Rassistische Hetzjagd in der DDR

Eine Stadt deckt ihre Täter

Ein rassistischer Mob hat in Merseburg zu DDR-Zeiten zwei Kubaner in den Tod getrieben. Die mutmaßlichen Täter prahlen heute damit. Juristisch zu befürchten haben sie nichts.

Mitten im Gedenkjahr für die sogenannte friedliche Revolution von 1989 erinnert eine Initiative an ein trauriges Jubiläum. Sein Anlass wird seit vier Jahrzehnten von der Öffentlichkeit verdrängt und spielt in den offiziellen Gedenkritualen keine Rolle. Mit 150 Teilnehmenden rief die Initiative am ­Montag vergangener Woche auf einer Gedenkkundgebung der Bevölkerung Merseburgs in Erinnerung, dass in der Stadt in Sachsen-Anhalt 40 Jahre zuvor die kubanischen Vertragsarbeiter Raúl Garcia Paret und Delfin Guerra bei ­einer rassistischen Hetzjagd ums Leben gekommen waren.

Der 21jährige Paret und der 18jährige Guerra gehörten zu einer Gruppe von Kubanern, die sich am 12. August 1979 in der Merseburger Diskothek »Saaletal«, auch »Strandkorb« genannt, gegen rassistische Übergriffe wehrte; anschließend wurden Paret und Guerra von 30 bis 40 Deutschen durch die Stadt verfolgt.

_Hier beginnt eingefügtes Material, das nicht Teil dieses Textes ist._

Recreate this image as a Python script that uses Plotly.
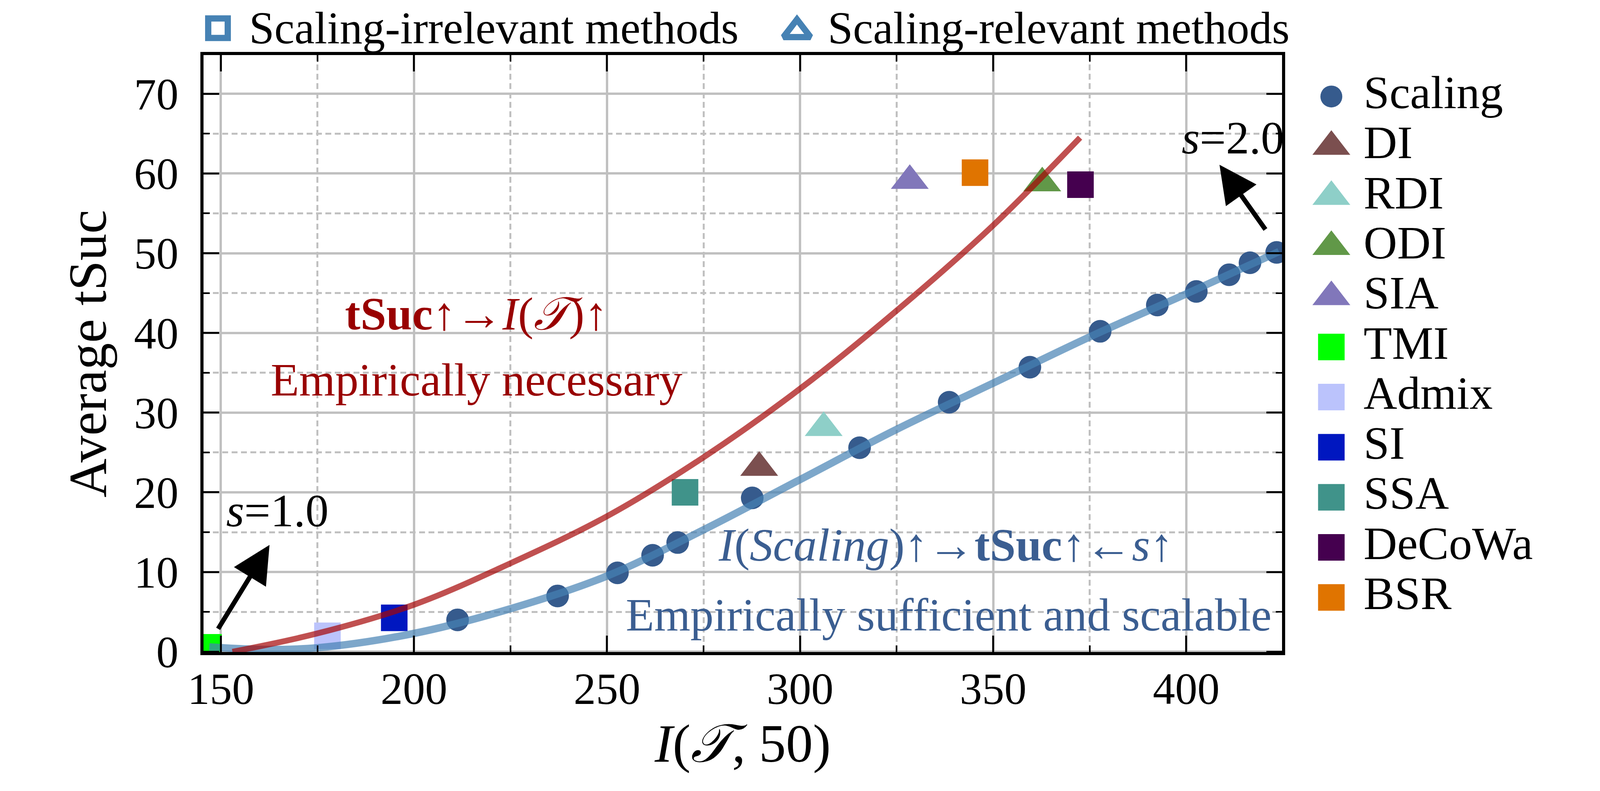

Nachdem die beiden auf ihrer Flucht in die Saale gesprungen oder sogar, anderen Zeugenaussagen zufolge, gewaltsam von einer Brücke in den Fluss gestoßen worden waren, seien sie von den umstehenden Deutschen mit Flaschen und Ziegelsteinen beworfen worden, weshalb sie vermutlich das Bewusstsein verloren und ertranken.

Um das wegen vorausgegangener rassistischer Vorfälle bereits belastete Verhältnis der DDR zum sozialistischen Bruderstaat Kuba nicht weiter zu gefährden, stellten die Polizei und Staatssicherheit mit Billigung von Staats- und Parteichef Erich Honecker die ­Ermittlungen gegen »Unbekannt« ein, obwohl vier Dutzend Zeugen vernommen und eine Handvoll Tatverdächtiger ermittelt worden waren.